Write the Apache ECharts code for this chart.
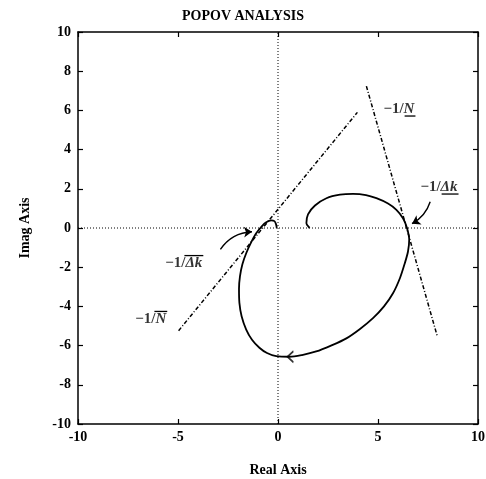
<!DOCTYPE html>
<html>
<head>
<meta charset="utf-8">
<script src="https://cdn.jsdelivr.net/npm/echarts@6/dist/echarts.min.js"></script>
<style>
html,body{margin:0;padding:0;background:#fff;}
#c{width:486px;height:479px;}
</style>
</head>
<body>
<div id="c"></div>
<script>
// Nyquist-type curve (Real, Imag)
const curveRe = [1.58,1.42,1.5,1.85,2.42,3.1,3.75,4.4,4.92,5.5,5.92,6.25,6.45,6.56,6.5,6.34,6.1,5.75,5.3,4.75,4.1,3.42,2.65,1.91,1.2,0.58,-0.09,-0.55,-0.93,-1.3,-1.59,-1.82,-1.93,-1.95,-1.9,-1.78,-1.59,-1.35,-1.09,-0.8,-0.59,-0.34,-0.18,-0.1,-0.06];
const curveIm = [0,0.25,0.7,1.15,1.52,1.7,1.74,1.68,1.52,1.25,0.93,0.5,0.0,-0.6,-1.2,-1.8,-2.55,-3.33,-4.0,-4.6,-5.15,-5.63,-6.0,-6.3,-6.48,-6.57,-6.54,-6.38,-6.11,-5.7,-5.18,-4.5,-3.82,-3.1,-2.46,-1.85,-1.29,-0.75,-0.27,0.1,0.29,0.39,0.35,0.2,0];
// Popov lines -1/N (lower bound) and -1/N (upper bound)
const lineLowerRe = [-4.97, 3.97];
const lineLowerIm = [-5.24, 5.9];
const lineUpperRe = [4.42, 7.96];
const lineUpperIm = [7.24, -5.51];
// Direction marker on curve
const dirMarkRe = [0.62];
const dirMarkIm = [-6.57];
// Annotation arrows (start, end)
const arrowStartRe = [-2.88, 7.61];
const arrowStartIm = [-1.09, 1.34];
const arrowEndRe = [-1.3, 6.7];
const arrowEndIm = [-0.19, 0.22];
// Text labels: prefix, symbol, bar type (under / over)
const labelPrefix = ['\u22121/', '\u22121/', '\u22121/', '\u22121/'];
const labelSymbol = ['N', '\u0394k', '\u0394k', 'N'];
const labelBar = ['under', 'under', 'over', 'over'];
const labelRe = [5.27, 7.12, -5.64, -7.14];
const labelIm = [6.07, 2.09, -1.79, -4.64];
// Axes
const xTicks = [-10, -5, 0, 5, 10];
const yTicks = [-10, -8, -6, -4, -2, 0, 2, 4, 6, 8, 10];

const zip = (a, b) => a.map((v, i) => [v, b[i]]);
const FONT = '"Liberation Serif", "DejaVu Serif", serif';
const LFS = 15;

const chart = echarts.init(document.getElementById('c'), null, {renderer: 'canvas'});
const axisCommon = {
  type: 'value', min: -10, max: 10,
  axisLine: {show: true, onZero: false, lineStyle: {color: '#000', width: 1.5}},
  axisTick: {show: true, inside: true, length: 5, lineStyle: {color: '#000', width: 1.2}},
  splitLine: {show: false}
};
const labelStyle = {color: '#000', fontFamily: FONT, fontSize: 14, fontWeight: 'bold'};

chart.setOption({
  animation: false,
  backgroundColor: '#fff',
  title: {
    text: 'POPOV ANALYSIS', left: 'center', top: 4,
    textStyle: {color: '#000', fontFamily: FONT, fontSize: 14, fontWeight: 'bold'}
  },
  grid: {left: 78, right: 8, top: 32, bottom: 55, containLabel: false, outerBoundsMode: 'none'},
  xAxis: [
    Object.assign({}, axisCommon, {
      position: 'bottom', interval: 5,
      axisLabel: Object.assign({margin: 6}, labelStyle),
      name: 'Real Axis', nameLocation: 'middle', nameGap: 39,
      nameTextStyle: labelStyle
    }),
    Object.assign({}, axisCommon, {position: 'top', interval: 5, axisLabel: {show: false}})
  ],
  yAxis: [
    Object.assign({}, axisCommon, {
      position: 'left', interval: 2,
      axisLabel: Object.assign({margin: 7}, labelStyle),
      name: 'Imag Axis', nameLocation: 'middle', nameGap: 46, nameRotate: 90,
      nameTextStyle: labelStyle
    }),
    Object.assign({}, axisCommon, {position: 'right', interval: 2, axisLabel: {show: false}})
  ],
  series: [
    {type: 'line', data: [[0, -10], [0, 10]], symbol: 'none', silent: true,
     lineStyle: {color: '#000', width: 1, type: [1, 2]}},
    {type: 'line', data: [[-10, 0], [10, 0]], symbol: 'none', silent: true,
     lineStyle: {color: '#000', width: 1, type: [1, 2]}},
    {type: 'line', data: zip(lineLowerRe, lineLowerIm), symbol: 'none',
     lineStyle: {color: '#000', width: 1.5, type: [4, 2, 1, 2]}},
    {type: 'line', data: zip(lineUpperRe, lineUpperIm), symbol: 'none',
     lineStyle: {color: '#000', width: 1.5, type: [4, 2, 1, 2]}},
    {type: 'line', data: zip(curveRe, curveIm), symbol: 'none', smooth: 0.3,
     lineStyle: {color: '#000', width: 1.8}},
    {type: 'scatter', data: zip(dirMarkRe, dirMarkIm),
     symbol: 'path://M10,0 L0,10 L10,20', symbolSize: [6, 11],
     itemStyle: {color: 'none', borderColor: '#000', borderWidth: 1.5}},
    {type: 'lines', coordinateSystem: 'cartesian2d',
     symbol: ['none', 'arrow'], symbolSize: 8,
     lineStyle: {color: '#000', width: 1.4, opacity: 1},
     data: [
       {coords: [[arrowStartRe[0], arrowStartIm[0]], [arrowEndRe[0], arrowEndIm[0]]], lineStyle: {curveness: 0.25}},
       {coords: [[arrowStartRe[1], arrowStartIm[1]], [arrowEndRe[1], arrowEndIm[1]]], lineStyle: {curveness: 0.2}}
     ]},
    {type: 'scatter', symbolSize: 0,
     data: zip(labelRe, labelIm).map((p, i) => ({value: p, label: {
       formatter: '{a|' + labelPrefix[i] + '}{b|' + labelSymbol[i] + '}'}})),
     label: {show: true, position: 'inside', align: 'left', verticalAlign: 'middle',
       rich: {
         a: {fontFamily: FONT, fontSize: LFS, fontWeight: 'bold', color: '#000'},
         b: {fontFamily: FONT, fontSize: LFS, fontWeight: 'bold', fontStyle: 'italic', color: '#000'}
       }}}
  ]
});

// under / over bars of the label symbols, placed from the label anchors via the axes
const mctx = document.createElement('canvas').getContext('2d');
const bars = [];
labelRe.forEach((re, i) => {
  const p = chart.convertToPixel({gridIndex: 0}, [re, labelIm[i]]);
  mctx.font = 'bold ' + LFS + 'px ' + FONT;
  const wPre = mctx.measureText(labelPrefix[i]).width;
  mctx.font = 'italic bold ' + LFS + 'px ' + FONT;
  const wSym = mctx.measureText(labelSymbol[i]).width;
  const y = labelBar[i] === 'under' ? p[1] + 7 : p[1] - 7.5;
  const x0 = p[0] + wPre - (labelBar[i] === 'over' ? 1 : -1);
  bars.push({type: 'line', silent: true,
    shape: {x1: x0, y1: y, x2: p[0] + wPre + wSym + 1, y2: y},
    style: {stroke: '#000', lineWidth: 1.3}});
});
chart.setOption({graphic: bars});
</script>
</body>
</html>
____________
→ **GIVEN PROBLEM**
Set down the material above as is, without any pictures.

→ **EXPECTED ANSWER**
Write the Apache ECharts code for this chart.
<!DOCTYPE html>
<html>
<head>
<meta charset="utf-8">
<script src="https://cdn.jsdelivr.net/npm/echarts@6/dist/echarts.min.js"></script>
<style>
html,body{margin:0;padding:0;background:#fff;}
#c{width:486px;height:479px;}
</style>
</head>
<body>
<div id="c"></div>
<script>
// Nyquist-type curve (Real, Imag)
const curveRe = [1.58,1.42,1.5,1.85,2.42,3.1,3.75,4.4,4.92,5.5,5.92,6.25,6.45,6.56,6.5,6.34,6.1,5.75,5.3,4.75,4.1,3.42,2.65,1.91,1.2,0.58,-0.09,-0.55,-0.93,-1.3,-1.59,-1.82,-1.93,-1.95,-1.9,-1.78,-1.59,-1.35,-1.09,-0.8,-0.59,-0.34,-0.18,-0.1,-0.06];
const curveIm = [0,0.25,0.7,1.15,1.52,1.7,1.74,1.68,1.52,1.25,0.93,0.5,0.0,-0.6,-1.2,-1.8,-2.55,-3.33,-4.0,-4.6,-5.15,-5.63,-6.0,-6.3,-6.48,-6.57,-6.54,-6.38,-6.11,-5.7,-5.18,-4.5,-3.82,-3.1,-2.46,-1.85,-1.29,-0.75,-0.27,0.1,0.29,0.39,0.35,0.2,0];
// Popov lines -1/N (lower bound) and -1/N (upper bound)
const lineLowerRe = [-4.97, 3.97];
const lineLowerIm = [-5.24, 5.9];
const lineUpperRe = [4.42, 7.96];
const lineUpperIm = [7.24, -5.51];
// Direction marker on curve
const dirMarkRe = [0.62];
const dirMarkIm = [-6.57];
// Annotation arrows (start, end)
const arrowStartRe = [-2.88, 7.61];
const arrowStartIm = [-1.09, 1.34];
const arrowEndRe = [-1.3, 6.7];
const arrowEndIm = [-0.19, 0.22];
// Text labels: prefix, symbol, bar type (under / over)
const labelPrefix = ['\u22121/', '\u22121/', '\u22121/', '\u22121/'];
const labelSymbol = ['N', '\u0394k', '\u0394k', 'N'];
const labelBar = ['under', 'under', 'over', 'over'];
const labelRe = [5.27, 7.12, -5.64, -7.14];
const labelIm = [6.07, 2.09, -1.79, -4.64];
// Axes
const xTicks = [-10, -5, 0, 5, 10];
const yTicks = [-10, -8, -6, -4, -2, 0, 2, 4, 6, 8, 10];

const zip = (a, b) => a.map((v, i) => [v, b[i]]);
const FONT = '"Liberation Serif", "DejaVu Serif", serif';
const LFS = 15;

const chart = echarts.init(document.getElementById('c'), null, {renderer: 'canvas'});
const axisCommon = {
  type: 'value', min: -10, max: 10,
  axisLine: {show: true, onZero: false, lineStyle: {color: '#000', width: 1.5}},
  axisTick: {show: true, inside: true, length: 5, lineStyle: {color: '#000', width: 1.2}},
  splitLine: {show: false}
};
const labelStyle = {color: '#000', fontFamily: FONT, fontSize: 14, fontWeight: 'bold'};

chart.setOption({
  animation: false,
  backgroundColor: '#fff',
  title: {
    text: 'POPOV ANALYSIS', left: 'center', top: 4,
    textStyle: {color: '#000', fontFamily: FONT, fontSize: 14, fontWeight: 'bold'}
  },
  grid: {left: 78, right: 8, top: 32, bottom: 55, containLabel: false, outerBoundsMode: 'none'},
  xAxis: [
    Object.assign({}, axisCommon, {
      position: 'bottom', interval: 5,
      axisLabel: Object.assign({margin: 6}, labelStyle),
      name: 'Real Axis', nameLocation: 'middle', nameGap: 39,
      nameTextStyle: labelStyle
    }),
    Object.assign({}, axisCommon, {position: 'top', interval: 5, axisLabel: {show: false}})
  ],
  yAxis: [
    Object.assign({}, axisCommon, {
      position: 'left', interval: 2,
      axisLabel: Object.assign({margin: 7}, labelStyle),
      name: 'Imag Axis', nameLocation: 'middle', nameGap: 46, nameRotate: 90,
      nameTextStyle: labelStyle
    }),
    Object.assign({}, axisCommon, {position: 'right', interval: 2, axisLabel: {show: false}})
  ],
  series: [
    {type: 'line', data: [[0, -10], [0, 10]], symbol: 'none', silent: true,
     lineStyle: {color: '#000', width: 1, type: [1, 2]}},
    {type: 'line', data: [[-10, 0], [10, 0]], symbol: 'none', silent: true,
     lineStyle: {color: '#000', width: 1, type: [1, 2]}},
    {type: 'line', data: zip(lineLowerRe, lineLowerIm), symbol: 'none',
     lineStyle: {color: '#000', width: 1.5, type: [4, 2, 1, 2]}},
    {type: 'line', data: zip(lineUpperRe, lineUpperIm), symbol: 'none',
     lineStyle: {color: '#000', width: 1.5, type: [4, 2, 1, 2]}},
    {type: 'line', data: zip(curveRe, curveIm), symbol: 'none', smooth: 0.3,
     lineStyle: {color: '#000', width: 1.8}},
    {type: 'scatter', data: zip(dirMarkRe, dirMarkIm),
     symbol: 'path://M10,0 L0,10 L10,20', symbolSize: [6, 11],
     itemStyle: {color: 'none', borderColor: '#000', borderWidth: 1.5}},
    {type: 'lines', coordinateSystem: 'cartesian2d',
     symbol: ['none', 'arrow'], symbolSize: 8,
     lineStyle: {color: '#000', width: 1.4, opacity: 1},
     data: [
       {coords: [[arrowStartRe[0], arrowStartIm[0]], [arrowEndRe[0], arrowEndIm[0]]], lineStyle: {curveness: 0.25}},
       {coords: [[arrowStartRe[1], arrowStartIm[1]], [arrowEndRe[1], arrowEndIm[1]]], lineStyle: {curveness: 0.2}}
     ]},
    {type: 'scatter', symbolSize: 0,
     data: zip(labelRe, labelIm).map((p, i) => ({value: p, label: {
       formatter: '{a|' + labelPrefix[i] + '}{b|' + labelSymbol[i] + '}'}})),
     label: {show: true, position: 'inside', align: 'left', verticalAlign: 'middle',
       rich: {
         a: {fontFamily: FONT, fontSize: LFS, fontWeight: 'bold', color: '#000'},
         b: {fontFamily: FONT, fontSize: LFS, fontWeight: 'bold', fontStyle: 'italic', color: '#000'}
       }}}
  ]
});

// under / over bars of the label symbols, placed from the label anchors via the axes
const mctx = document.createElement('canvas').getContext('2d');
const bars = [];
labelRe.forEach((re, i) => {
  const p = chart.convertToPixel({gridIndex: 0}, [re, labelIm[i]]);
  mctx.font = 'bold ' + LFS + 'px ' + FONT;
  const wPre = mctx.measureText(labelPrefix[i]).width;
  mctx.font = 'italic bold ' + LFS + 'px ' + FONT;
  const wSym = mctx.measureText(labelSymbol[i]).width;
  const y = labelBar[i] === 'under' ? p[1] + 7 : p[1] - 7.5;
  const x0 = p[0] + wPre - (labelBar[i] === 'over' ? 1 : -1);
  bars.push({type: 'line', silent: true,
    shape: {x1: x0, y1: y, x2: p[0] + wPre + wSym + 1, y2: y},
    style: {stroke: '#000', lineWidth: 1.3}});
});
chart.setOption({graphic: bars});
</script>
</body>
</html>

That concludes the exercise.